── Records

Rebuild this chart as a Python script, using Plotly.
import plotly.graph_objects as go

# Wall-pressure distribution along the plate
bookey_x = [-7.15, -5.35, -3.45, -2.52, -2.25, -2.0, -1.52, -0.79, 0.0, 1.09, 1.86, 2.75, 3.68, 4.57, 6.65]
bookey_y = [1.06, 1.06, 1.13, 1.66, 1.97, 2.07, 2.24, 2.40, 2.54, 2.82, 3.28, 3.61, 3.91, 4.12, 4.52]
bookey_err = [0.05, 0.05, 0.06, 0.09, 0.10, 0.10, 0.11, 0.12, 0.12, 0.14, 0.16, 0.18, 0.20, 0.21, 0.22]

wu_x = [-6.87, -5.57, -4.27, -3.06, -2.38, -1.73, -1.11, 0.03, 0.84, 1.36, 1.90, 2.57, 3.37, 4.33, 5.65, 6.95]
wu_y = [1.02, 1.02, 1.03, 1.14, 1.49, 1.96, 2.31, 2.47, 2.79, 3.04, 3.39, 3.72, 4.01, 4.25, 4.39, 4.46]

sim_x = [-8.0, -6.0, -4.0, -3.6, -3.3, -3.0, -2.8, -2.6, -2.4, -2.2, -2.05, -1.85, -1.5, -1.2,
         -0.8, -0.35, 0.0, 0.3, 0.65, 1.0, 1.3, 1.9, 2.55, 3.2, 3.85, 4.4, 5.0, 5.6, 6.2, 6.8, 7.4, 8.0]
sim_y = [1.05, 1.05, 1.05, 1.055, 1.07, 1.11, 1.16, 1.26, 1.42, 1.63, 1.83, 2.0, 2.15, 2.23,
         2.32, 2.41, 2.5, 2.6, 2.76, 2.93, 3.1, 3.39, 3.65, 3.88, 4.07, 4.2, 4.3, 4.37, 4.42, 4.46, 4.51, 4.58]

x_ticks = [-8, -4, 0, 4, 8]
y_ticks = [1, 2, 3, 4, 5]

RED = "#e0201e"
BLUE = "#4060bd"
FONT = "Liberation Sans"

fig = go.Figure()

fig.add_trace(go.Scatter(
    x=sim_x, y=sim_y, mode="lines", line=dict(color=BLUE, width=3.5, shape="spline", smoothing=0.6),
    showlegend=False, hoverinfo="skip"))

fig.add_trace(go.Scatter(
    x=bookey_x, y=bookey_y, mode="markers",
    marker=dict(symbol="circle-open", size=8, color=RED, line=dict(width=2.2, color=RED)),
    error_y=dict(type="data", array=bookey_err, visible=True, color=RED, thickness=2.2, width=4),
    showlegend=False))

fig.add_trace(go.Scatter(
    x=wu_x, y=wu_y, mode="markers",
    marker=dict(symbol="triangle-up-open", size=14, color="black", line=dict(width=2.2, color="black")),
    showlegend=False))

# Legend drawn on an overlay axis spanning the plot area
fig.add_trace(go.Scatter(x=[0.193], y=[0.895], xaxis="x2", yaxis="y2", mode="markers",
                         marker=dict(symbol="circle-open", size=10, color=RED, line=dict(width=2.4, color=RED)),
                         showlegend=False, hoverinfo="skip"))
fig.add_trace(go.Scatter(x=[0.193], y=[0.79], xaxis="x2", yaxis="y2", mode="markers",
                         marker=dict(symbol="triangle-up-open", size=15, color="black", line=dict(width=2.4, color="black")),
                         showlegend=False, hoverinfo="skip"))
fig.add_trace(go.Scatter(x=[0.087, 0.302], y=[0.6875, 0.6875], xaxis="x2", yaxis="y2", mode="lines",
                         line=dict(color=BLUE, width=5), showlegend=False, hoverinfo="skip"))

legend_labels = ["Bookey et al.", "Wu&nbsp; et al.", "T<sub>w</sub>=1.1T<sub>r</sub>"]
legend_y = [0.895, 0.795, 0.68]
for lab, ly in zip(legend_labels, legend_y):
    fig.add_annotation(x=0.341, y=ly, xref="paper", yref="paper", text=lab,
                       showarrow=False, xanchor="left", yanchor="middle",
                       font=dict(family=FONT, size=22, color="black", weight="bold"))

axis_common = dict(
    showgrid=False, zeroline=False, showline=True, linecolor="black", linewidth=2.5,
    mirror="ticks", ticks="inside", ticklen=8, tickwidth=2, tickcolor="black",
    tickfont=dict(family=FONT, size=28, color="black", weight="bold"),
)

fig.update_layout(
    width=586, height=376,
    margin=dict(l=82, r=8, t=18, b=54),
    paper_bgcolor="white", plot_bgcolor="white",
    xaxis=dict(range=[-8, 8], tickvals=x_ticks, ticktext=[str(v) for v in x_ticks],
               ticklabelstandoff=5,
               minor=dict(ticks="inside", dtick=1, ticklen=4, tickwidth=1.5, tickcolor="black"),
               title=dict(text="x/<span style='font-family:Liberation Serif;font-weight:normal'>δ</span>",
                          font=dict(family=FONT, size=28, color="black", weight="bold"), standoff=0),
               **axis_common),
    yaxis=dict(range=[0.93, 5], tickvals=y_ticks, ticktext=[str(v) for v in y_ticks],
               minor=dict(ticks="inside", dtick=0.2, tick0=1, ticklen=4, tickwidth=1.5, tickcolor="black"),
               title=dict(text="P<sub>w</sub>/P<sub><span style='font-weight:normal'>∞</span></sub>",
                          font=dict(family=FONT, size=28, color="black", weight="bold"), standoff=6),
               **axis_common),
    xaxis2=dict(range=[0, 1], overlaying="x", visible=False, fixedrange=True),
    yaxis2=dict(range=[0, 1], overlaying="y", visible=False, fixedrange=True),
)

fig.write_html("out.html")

────
── Records

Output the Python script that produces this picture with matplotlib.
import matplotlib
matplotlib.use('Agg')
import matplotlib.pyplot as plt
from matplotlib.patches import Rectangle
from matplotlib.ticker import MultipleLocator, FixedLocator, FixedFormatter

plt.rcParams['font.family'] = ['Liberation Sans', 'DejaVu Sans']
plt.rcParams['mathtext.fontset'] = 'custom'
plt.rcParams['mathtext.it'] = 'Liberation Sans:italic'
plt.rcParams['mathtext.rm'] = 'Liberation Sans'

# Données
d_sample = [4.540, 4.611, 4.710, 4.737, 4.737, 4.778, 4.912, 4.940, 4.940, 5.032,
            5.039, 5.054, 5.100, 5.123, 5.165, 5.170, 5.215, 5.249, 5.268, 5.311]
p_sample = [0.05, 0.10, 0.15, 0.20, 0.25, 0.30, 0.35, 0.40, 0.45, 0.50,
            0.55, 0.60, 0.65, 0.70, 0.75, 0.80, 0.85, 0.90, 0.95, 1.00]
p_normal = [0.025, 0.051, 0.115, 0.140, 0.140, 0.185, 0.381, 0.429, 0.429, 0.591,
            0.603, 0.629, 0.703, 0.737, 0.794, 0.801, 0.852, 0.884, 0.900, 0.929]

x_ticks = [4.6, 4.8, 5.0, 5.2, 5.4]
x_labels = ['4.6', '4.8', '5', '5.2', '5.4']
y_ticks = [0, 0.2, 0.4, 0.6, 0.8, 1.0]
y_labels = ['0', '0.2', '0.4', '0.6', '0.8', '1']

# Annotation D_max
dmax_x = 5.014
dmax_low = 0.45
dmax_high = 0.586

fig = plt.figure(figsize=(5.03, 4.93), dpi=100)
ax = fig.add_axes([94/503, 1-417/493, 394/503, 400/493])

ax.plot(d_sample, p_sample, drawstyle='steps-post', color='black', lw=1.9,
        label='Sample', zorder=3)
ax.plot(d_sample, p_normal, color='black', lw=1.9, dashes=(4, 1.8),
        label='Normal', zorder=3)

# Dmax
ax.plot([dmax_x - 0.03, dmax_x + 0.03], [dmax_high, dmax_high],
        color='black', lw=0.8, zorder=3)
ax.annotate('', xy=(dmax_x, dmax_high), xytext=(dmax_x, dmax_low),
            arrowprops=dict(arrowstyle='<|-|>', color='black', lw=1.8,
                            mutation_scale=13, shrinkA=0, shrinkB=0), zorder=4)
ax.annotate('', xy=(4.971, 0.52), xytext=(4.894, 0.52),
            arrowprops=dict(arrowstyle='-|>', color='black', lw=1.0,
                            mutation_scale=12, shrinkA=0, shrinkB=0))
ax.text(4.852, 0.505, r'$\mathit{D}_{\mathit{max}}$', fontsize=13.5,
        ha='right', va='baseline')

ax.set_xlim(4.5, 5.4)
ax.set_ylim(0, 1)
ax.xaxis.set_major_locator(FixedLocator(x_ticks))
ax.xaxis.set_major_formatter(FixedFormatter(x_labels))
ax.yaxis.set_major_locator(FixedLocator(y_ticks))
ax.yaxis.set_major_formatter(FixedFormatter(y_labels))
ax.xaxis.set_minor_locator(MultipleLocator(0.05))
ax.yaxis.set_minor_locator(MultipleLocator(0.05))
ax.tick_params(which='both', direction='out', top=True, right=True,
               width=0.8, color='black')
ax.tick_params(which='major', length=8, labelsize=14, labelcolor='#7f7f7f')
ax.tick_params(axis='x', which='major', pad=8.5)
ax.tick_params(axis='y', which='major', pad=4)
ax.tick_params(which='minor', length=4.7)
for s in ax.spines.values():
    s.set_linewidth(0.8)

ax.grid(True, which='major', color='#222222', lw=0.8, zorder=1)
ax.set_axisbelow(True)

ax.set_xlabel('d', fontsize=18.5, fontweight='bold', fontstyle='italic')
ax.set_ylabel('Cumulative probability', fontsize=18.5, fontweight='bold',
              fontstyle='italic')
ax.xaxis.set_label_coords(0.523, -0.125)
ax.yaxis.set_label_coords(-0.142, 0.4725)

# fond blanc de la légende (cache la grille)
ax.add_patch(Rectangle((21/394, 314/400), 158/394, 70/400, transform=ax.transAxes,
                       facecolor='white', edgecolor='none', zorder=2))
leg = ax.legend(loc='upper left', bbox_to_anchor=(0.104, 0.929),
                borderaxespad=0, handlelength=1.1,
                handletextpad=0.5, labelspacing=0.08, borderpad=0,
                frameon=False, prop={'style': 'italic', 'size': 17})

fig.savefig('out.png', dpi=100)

────

Your task is to print the lines from the one containing "Output the Python" through the one containing "plt.rcParams['mathtext.rm'] = 'Liberation", exactly and with nothing added.

▶ Solution to the problem:
Output the Python script that produces this picture with matplotlib.
import matplotlib
matplotlib.use('Agg')
import matplotlib.pyplot as plt
from matplotlib.patches import Rectangle
from matplotlib.ticker import MultipleLocator, FixedLocator, FixedFormatter

plt.rcParams['font.family'] = ['Liberation Sans', 'DejaVu Sans']
plt.rcParams['mathtext.fontset'] = 'custom'
plt.rcParams['mathtext.it'] = 'Liberation Sans:italic'
plt.rcParams['mathtext.rm'] = 'Liberation Sans'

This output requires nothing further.